═══ SUPPLIED MATERIAL ═══
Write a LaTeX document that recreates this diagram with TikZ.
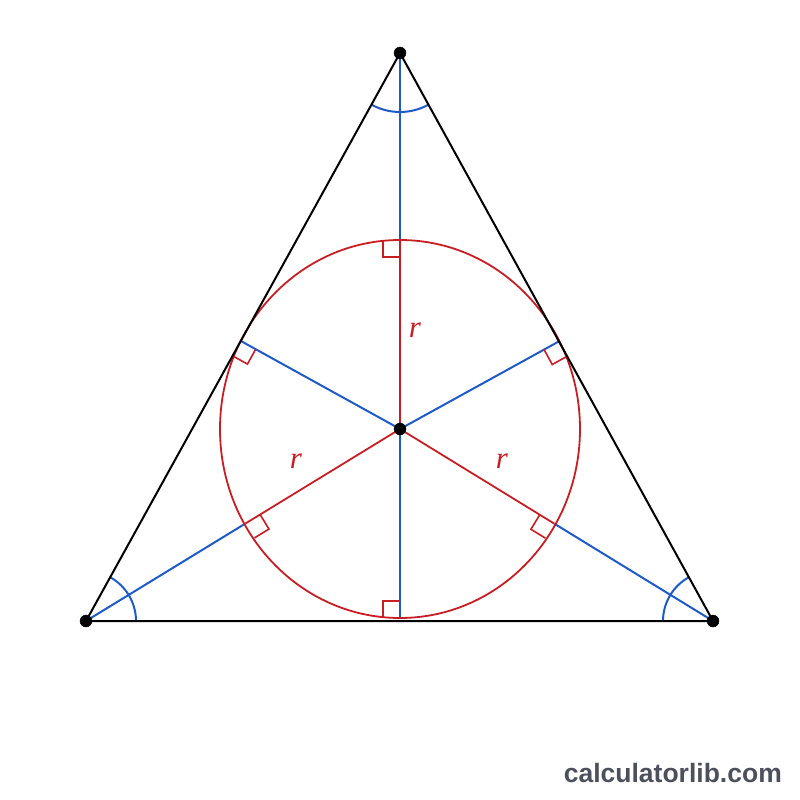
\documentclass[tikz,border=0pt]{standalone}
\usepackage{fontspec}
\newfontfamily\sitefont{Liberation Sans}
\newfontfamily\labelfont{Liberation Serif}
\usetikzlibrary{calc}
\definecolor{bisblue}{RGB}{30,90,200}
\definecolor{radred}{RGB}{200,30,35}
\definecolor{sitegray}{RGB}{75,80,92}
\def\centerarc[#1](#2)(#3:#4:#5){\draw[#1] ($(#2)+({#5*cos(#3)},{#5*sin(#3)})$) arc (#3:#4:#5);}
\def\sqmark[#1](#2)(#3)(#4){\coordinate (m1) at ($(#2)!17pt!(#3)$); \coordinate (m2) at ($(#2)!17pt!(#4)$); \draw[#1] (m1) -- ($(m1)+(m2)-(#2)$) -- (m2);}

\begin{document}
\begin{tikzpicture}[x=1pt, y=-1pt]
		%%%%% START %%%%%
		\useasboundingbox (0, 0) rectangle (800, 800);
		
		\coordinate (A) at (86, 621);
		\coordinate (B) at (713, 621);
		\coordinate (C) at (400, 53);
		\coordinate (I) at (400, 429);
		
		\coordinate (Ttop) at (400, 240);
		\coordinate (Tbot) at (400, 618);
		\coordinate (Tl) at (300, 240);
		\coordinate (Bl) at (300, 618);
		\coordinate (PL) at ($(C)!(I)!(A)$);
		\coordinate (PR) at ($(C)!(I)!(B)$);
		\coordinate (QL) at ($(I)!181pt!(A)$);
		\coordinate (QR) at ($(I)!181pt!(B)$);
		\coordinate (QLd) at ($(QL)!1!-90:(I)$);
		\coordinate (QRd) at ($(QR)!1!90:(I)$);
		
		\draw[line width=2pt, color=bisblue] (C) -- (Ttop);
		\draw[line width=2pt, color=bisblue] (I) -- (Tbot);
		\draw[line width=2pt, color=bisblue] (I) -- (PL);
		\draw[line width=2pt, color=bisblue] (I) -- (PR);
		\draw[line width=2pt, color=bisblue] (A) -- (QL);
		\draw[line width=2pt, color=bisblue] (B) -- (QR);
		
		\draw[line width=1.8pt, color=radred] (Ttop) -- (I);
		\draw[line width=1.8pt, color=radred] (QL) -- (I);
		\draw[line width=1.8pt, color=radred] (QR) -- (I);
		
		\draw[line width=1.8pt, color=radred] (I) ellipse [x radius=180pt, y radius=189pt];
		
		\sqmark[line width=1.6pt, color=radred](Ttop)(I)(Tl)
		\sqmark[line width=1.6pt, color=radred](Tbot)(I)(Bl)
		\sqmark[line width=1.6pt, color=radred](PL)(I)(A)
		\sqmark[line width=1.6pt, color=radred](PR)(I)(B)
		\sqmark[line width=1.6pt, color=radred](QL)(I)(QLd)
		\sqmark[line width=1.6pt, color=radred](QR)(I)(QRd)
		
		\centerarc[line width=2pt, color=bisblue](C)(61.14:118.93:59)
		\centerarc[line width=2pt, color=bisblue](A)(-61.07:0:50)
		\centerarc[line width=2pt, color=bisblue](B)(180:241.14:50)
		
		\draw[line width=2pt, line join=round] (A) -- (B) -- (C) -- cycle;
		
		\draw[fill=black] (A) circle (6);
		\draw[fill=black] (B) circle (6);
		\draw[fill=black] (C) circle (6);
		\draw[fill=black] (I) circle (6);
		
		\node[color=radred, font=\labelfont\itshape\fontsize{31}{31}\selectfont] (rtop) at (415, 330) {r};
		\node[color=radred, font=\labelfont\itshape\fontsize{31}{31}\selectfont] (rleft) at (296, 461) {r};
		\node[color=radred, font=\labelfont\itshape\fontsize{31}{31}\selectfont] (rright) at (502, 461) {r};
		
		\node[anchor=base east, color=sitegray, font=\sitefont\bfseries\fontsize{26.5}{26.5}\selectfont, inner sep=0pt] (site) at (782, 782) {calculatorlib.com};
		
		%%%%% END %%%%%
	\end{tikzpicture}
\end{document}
═══
▶ [TASK DIRECTIONS]
Skip the pictures and restate exactly the lines from the beginning of the listing to the line with "(m1) at ($(#2)!17pt!(#3)$);", that line included.

▶ [SOLUTION TO THIS EXERCISE]
Write a LaTeX document that recreates this diagram with TikZ.
\documentclass[tikz,border=0pt]{standalone}
\usepackage{fontspec}
\newfontfamily\sitefont{Liberation Sans}
\newfontfamily\labelfont{Liberation Serif}
\usetikzlibrary{calc}
\definecolor{bisblue}{RGB}{30,90,200}
\definecolor{radred}{RGB}{200,30,35}
\definecolor{sitegray}{RGB}{75,80,92}
\def\centerarc[#1](#2)(#3:#4:#5){\draw[#1] ($(#2)+({#5*cos(#3)},{#5*sin(#3)})$) arc (#3:#4:#5);}
\def\sqmark[#1](#2)(#3)(#4){\coordinate (m1) at ($(#2)!17pt!(#3)$); \coordinate (m2) at ($(#2)!17pt!(#4)$); \draw[#1] (m1) -- ($(m1)+(m2)-(#2)$) -- (m2);}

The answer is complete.